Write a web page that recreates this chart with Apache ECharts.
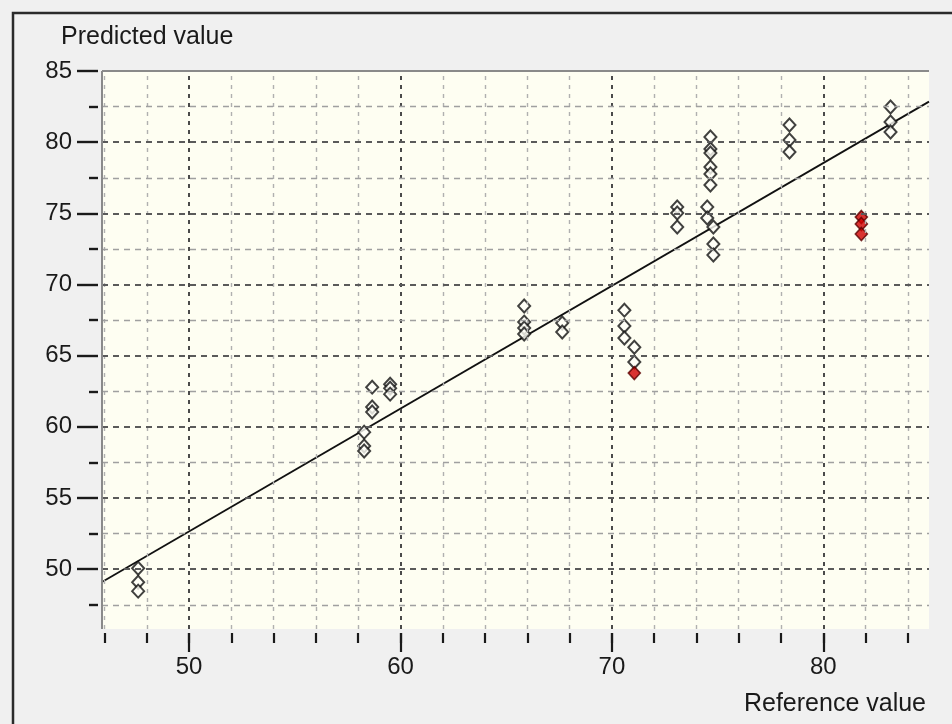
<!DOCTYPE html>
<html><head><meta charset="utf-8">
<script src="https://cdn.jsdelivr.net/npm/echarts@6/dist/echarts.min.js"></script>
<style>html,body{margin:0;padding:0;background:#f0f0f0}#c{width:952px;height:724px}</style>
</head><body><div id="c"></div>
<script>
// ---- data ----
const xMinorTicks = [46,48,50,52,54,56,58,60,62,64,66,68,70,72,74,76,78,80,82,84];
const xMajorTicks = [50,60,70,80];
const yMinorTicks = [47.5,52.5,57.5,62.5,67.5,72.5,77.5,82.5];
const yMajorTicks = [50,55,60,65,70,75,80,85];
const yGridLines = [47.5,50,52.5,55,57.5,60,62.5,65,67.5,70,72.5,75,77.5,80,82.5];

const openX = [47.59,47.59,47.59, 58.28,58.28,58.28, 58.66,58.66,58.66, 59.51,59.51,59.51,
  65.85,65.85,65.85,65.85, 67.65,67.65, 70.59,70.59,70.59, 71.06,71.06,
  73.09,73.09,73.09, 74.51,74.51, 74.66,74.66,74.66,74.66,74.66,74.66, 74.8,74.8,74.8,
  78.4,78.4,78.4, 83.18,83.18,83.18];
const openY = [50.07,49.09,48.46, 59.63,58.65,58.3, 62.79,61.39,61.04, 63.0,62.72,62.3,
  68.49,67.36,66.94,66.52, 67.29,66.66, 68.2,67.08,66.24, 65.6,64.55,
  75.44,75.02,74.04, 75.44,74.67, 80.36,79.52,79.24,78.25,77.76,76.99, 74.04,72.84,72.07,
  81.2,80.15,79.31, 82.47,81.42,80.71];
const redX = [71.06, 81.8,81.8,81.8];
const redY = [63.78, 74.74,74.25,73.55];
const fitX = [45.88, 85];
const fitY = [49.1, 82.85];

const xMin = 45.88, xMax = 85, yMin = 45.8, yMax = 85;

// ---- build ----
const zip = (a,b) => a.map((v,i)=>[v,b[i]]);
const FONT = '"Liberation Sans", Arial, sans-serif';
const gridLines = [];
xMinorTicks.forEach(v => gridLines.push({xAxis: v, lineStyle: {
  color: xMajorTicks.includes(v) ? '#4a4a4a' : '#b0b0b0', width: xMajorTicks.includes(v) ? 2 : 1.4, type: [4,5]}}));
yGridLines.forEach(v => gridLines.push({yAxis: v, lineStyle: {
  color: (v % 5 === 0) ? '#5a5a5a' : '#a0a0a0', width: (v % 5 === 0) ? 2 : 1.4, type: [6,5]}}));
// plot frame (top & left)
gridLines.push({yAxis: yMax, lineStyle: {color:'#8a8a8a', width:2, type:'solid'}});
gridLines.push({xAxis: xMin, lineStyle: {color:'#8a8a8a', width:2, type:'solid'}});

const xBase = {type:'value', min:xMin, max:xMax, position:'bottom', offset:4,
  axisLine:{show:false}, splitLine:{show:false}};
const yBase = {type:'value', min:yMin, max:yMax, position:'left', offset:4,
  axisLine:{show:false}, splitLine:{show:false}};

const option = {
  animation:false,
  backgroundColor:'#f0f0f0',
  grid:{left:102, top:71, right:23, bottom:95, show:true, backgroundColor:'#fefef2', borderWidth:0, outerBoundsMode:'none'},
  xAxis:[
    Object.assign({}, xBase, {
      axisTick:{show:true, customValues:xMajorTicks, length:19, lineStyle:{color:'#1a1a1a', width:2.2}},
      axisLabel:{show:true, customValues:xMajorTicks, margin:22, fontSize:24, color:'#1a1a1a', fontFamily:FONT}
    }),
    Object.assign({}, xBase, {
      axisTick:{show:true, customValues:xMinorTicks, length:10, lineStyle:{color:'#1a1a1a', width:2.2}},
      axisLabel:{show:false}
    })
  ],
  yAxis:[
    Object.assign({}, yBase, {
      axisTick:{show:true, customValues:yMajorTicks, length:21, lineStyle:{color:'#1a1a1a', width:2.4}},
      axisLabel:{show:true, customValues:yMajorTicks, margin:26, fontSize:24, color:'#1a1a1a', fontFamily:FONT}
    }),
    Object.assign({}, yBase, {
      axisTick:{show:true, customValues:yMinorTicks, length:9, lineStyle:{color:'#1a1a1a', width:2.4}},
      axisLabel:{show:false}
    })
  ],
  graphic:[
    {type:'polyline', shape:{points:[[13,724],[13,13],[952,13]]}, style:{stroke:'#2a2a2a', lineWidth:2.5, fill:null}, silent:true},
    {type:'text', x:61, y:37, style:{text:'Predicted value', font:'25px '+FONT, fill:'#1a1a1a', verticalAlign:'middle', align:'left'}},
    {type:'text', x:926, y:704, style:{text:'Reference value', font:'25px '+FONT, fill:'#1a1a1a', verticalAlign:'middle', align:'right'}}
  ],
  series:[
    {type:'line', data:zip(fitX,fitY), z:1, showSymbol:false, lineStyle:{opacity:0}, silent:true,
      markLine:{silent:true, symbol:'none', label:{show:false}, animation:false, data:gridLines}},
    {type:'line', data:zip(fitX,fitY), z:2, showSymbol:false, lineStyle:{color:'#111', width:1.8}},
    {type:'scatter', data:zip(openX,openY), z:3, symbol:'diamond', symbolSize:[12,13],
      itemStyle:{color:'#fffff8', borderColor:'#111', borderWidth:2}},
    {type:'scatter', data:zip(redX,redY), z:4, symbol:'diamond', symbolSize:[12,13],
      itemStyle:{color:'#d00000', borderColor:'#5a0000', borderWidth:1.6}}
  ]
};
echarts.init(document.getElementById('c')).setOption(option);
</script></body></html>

- - -

## What the exercise asks
Exclude every picture and copy the remaining data exactly.

## Final result
Write a web page that recreates this chart with Apache ECharts.
<!DOCTYPE html>
<html><head><meta charset="utf-8">
<script src="https://cdn.jsdelivr.net/npm/echarts@6/dist/echarts.min.js"></script>
<style>html,body{margin:0;padding:0;background:#f0f0f0}#c{width:952px;height:724px}</style>
</head><body><div id="c"></div>
<script>
// ---- data ----
const xMinorTicks = [46,48,50,52,54,56,58,60,62,64,66,68,70,72,74,76,78,80,82,84];
const xMajorTicks = [50,60,70,80];
const yMinorTicks = [47.5,52.5,57.5,62.5,67.5,72.5,77.5,82.5];
const yMajorTicks = [50,55,60,65,70,75,80,85];
const yGridLines = [47.5,50,52.5,55,57.5,60,62.5,65,67.5,70,72.5,75,77.5,80,82.5];

const openX = [47.59,47.59,47.59, 58.28,58.28,58.28, 58.66,58.66,58.66, 59.51,59.51,59.51,
  65.85,65.85,65.85,65.85, 67.65,67.65, 70.59,70.59,70.59, 71.06,71.06,
  73.09,73.09,73.09, 74.51,74.51, 74.66,74.66,74.66,74.66,74.66,74.66, 74.8,74.8,74.8,
  78.4,78.4,78.4, 83.18,83.18,83.18];
const openY = [50.07,49.09,48.46, 59.63,58.65,58.3, 62.79,61.39,61.04, 63.0,62.72,62.3,
  68.49,67.36,66.94,66.52, 67.29,66.66, 68.2,67.08,66.24, 65.6,64.55,
  75.44,75.02,74.04, 75.44,74.67, 80.36,79.52,79.24,78.25,77.76,76.99, 74.04,72.84,72.07,
  81.2,80.15,79.31, 82.47,81.42,80.71];
const redX = [71.06, 81.8,81.8,81.8];
const redY = [63.78, 74.74,74.25,73.55];
const fitX = [45.88, 85];
const fitY = [49.1, 82.85];

const xMin = 45.88, xMax = 85, yMin = 45.8, yMax = 85;

// ---- build ----
const zip = (a,b) => a.map((v,i)=>[v,b[i]]);
const FONT = '"Liberation Sans", Arial, sans-serif';
const gridLines = [];
xMinorTicks.forEach(v => gridLines.push({xAxis: v, lineStyle: {
  color: xMajorTicks.includes(v) ? '#4a4a4a' : '#b0b0b0', width: xMajorTicks.includes(v) ? 2 : 1.4, type: [4,5]}}));
yGridLines.forEach(v => gridLines.push({yAxis: v, lineStyle: {
  color: (v % 5 === 0) ? '#5a5a5a' : '#a0a0a0', width: (v % 5 === 0) ? 2 : 1.4, type: [6,5]}}));
// plot frame (top & left)
gridLines.push({yAxis: yMax, lineStyle: {color:'#8a8a8a', width:2, type:'solid'}});
gridLines.push({xAxis: xMin, lineStyle: {color:'#8a8a8a', width:2, type:'solid'}});

const xBase = {type:'value', min:xMin, max:xMax, position:'bottom', offset:4,
  axisLine:{show:false}, splitLine:{show:false}};
const yBase = {type:'value', min:yMin, max:yMax, position:'left', offset:4,
  axisLine:{show:false}, splitLine:{show:false}};

const option = {
  animation:false,
  backgroundColor:'#f0f0f0',
  grid:{left:102, top:71, right:23, bottom:95, show:true, backgroundColor:'#fefef2', borderWidth:0, outerBoundsMode:'none'},
  xAxis:[
    Object.assign({}, xBase, {
      axisTick:{show:true, customValues:xMajorTicks, length:19, lineStyle:{color:'#1a1a1a', width:2.2}},
      axisLabel:{show:true, customValues:xMajorTicks, margin:22, fontSize:24, color:'#1a1a1a', fontFamily:FONT}
    }),
    Object.assign({}, xBase, {
      axisTick:{show:true, customValues:xMinorTicks, length:10, lineStyle:{color:'#1a1a1a', width:2.2}},
      axisLabel:{show:false}
    })
  ],
  yAxis:[
    Object.assign({}, yBase, {
      axisTick:{show:true, customValues:yMajorTicks, length:21, lineStyle:{color:'#1a1a1a', width:2.4}},
      axisLabel:{show:true, customValues:yMajorTicks, margin:26, fontSize:24, color:'#1a1a1a', fontFamily:FONT}
    }),
    Object.assign({}, yBase, {
      axisTick:{show:true, customValues:yMinorTicks, length:9, lineStyle:{color:'#1a1a1a', width:2.4}},
      axisLabel:{show:false}
    })
  ],
  graphic:[
    {type:'polyline', shape:{points:[[13,724],[13,13],[952,13]]}, style:{stroke:'#2a2a2a', lineWidth:2.5, fill:null}, silent:true},
    {type:'text', x:61, y:37, style:{text:'Predicted value', font:'25px '+FONT, fill:'#1a1a1a', verticalAlign:'middle', align:'left'}},
    {type:'text', x:926, y:704, style:{text:'Reference value', font:'25px '+FONT, fill:'#1a1a1a', verticalAlign:'middle', align:'right'}}
  ],
  series:[
    {type:'line', data:zip(fitX,fitY), z:1, showSymbol:false, lineStyle:{opacity:0}, silent:true,
      markLine:{silent:true, symbol:'none', label:{show:false}, animation:false, data:gridLines}},
    {type:'line', data:zip(fitX,fitY), z:2, showSymbol:false, lineStyle:{color:'#111', width:1.8}},
    {type:'scatter', data:zip(openX,openY), z:3, symbol:'diamond', symbolSize:[12,13],
      itemStyle:{color:'#fffff8', borderColor:'#111', borderWidth:2}},
    {type:'scatter', data:zip(redX,redY), z:4, symbol:'diamond', symbolSize:[12,13],
      itemStyle:{color:'#d00000', borderColor:'#5a0000', borderWidth:1.6}}
  ]
};
echarts.init(document.getElementById('c')).setOption(option);
</script></body></html>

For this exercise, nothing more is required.